*SET EXERCISE:* Across the entries below, count the lines in which the word "chart" occurs. Reply with the count alone.

*RAW RECORDS:*
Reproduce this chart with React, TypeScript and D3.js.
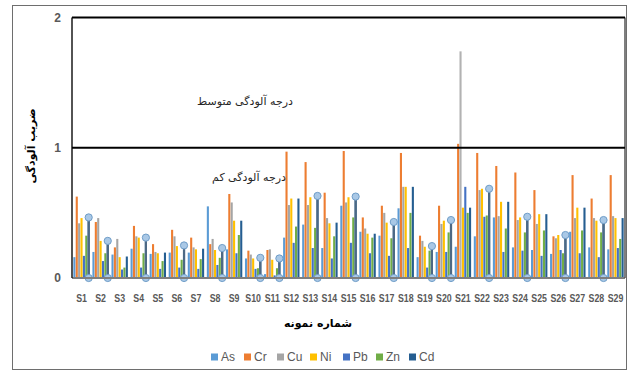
---
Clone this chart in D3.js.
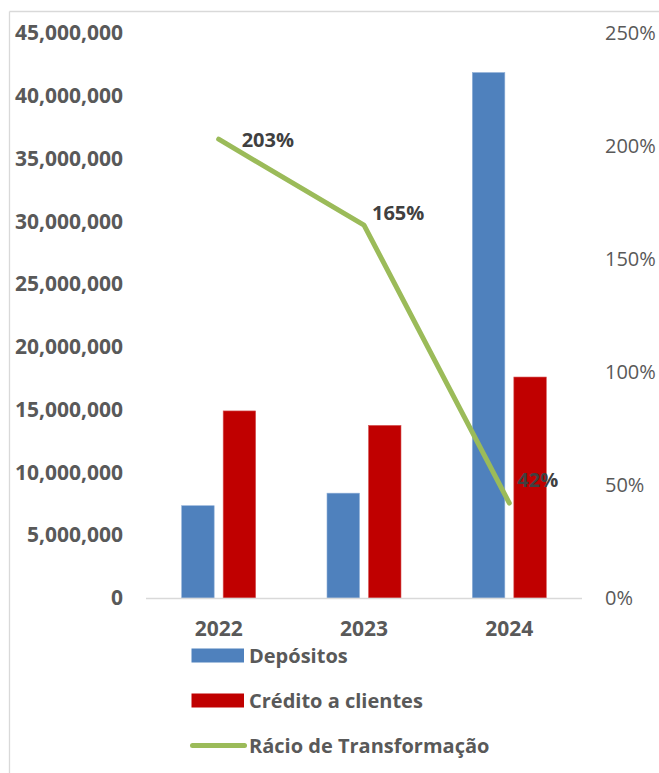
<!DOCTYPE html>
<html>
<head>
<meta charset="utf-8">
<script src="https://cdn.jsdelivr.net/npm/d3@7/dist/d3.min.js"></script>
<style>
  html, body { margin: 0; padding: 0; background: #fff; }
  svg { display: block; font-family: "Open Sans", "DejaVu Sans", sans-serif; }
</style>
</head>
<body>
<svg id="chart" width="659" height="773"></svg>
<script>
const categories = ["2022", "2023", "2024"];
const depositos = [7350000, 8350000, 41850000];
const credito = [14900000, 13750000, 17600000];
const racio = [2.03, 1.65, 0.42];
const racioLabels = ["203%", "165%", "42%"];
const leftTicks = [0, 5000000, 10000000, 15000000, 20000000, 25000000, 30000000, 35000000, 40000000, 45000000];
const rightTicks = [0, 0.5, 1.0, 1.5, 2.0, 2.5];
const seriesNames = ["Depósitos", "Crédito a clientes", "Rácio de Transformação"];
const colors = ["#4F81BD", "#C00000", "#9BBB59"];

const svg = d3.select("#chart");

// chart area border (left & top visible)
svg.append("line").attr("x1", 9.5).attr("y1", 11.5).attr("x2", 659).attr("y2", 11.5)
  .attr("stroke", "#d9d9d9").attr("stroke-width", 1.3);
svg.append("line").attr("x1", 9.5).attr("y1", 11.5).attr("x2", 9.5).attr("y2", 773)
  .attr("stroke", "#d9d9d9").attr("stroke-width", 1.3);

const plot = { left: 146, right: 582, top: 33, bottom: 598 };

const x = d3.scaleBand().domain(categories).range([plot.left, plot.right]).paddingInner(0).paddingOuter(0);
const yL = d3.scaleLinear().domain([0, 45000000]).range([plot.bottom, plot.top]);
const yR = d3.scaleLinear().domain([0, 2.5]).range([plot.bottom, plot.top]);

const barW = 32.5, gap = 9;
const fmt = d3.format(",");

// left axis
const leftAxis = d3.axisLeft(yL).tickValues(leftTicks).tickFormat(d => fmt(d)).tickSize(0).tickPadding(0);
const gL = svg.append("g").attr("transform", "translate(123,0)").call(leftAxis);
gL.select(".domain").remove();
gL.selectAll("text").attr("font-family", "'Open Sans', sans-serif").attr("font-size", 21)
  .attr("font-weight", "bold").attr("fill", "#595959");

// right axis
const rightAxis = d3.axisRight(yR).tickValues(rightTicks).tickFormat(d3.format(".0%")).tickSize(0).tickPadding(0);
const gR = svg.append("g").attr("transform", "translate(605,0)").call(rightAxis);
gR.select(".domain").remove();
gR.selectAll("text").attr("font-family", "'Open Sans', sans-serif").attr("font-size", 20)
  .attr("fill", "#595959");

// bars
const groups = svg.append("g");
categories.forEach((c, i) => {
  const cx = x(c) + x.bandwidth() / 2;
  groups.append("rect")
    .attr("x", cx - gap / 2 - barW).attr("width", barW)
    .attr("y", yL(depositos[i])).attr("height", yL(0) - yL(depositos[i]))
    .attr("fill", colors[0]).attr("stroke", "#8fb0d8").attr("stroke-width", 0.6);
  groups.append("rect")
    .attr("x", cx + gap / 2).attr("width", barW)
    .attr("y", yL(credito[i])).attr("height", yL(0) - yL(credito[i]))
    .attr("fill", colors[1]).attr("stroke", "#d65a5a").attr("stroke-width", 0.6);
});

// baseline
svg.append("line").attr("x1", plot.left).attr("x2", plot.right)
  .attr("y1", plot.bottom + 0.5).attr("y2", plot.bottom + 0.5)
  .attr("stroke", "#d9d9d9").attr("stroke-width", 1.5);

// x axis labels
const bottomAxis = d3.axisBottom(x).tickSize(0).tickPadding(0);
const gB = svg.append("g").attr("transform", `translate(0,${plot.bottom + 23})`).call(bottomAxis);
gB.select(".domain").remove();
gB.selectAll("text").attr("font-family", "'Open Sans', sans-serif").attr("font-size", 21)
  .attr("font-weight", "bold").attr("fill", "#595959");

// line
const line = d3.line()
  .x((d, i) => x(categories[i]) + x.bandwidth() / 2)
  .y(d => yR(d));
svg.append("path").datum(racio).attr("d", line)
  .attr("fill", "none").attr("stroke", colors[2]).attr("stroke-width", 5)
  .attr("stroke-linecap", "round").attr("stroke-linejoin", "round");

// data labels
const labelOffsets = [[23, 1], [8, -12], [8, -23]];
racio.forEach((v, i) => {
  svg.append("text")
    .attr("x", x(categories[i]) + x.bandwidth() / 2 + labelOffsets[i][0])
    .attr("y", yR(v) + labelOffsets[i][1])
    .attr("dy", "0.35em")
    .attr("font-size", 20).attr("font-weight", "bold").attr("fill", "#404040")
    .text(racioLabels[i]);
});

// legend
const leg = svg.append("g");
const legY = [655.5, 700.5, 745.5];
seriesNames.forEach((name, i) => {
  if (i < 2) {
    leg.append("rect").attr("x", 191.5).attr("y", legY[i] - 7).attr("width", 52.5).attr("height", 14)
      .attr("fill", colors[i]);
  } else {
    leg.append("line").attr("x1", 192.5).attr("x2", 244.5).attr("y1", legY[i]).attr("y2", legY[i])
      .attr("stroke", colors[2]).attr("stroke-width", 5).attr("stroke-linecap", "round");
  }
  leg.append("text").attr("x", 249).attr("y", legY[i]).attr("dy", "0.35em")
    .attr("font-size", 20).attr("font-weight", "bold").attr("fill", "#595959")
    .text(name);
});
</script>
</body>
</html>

*ANSWER TO THE EXERCISE:* 5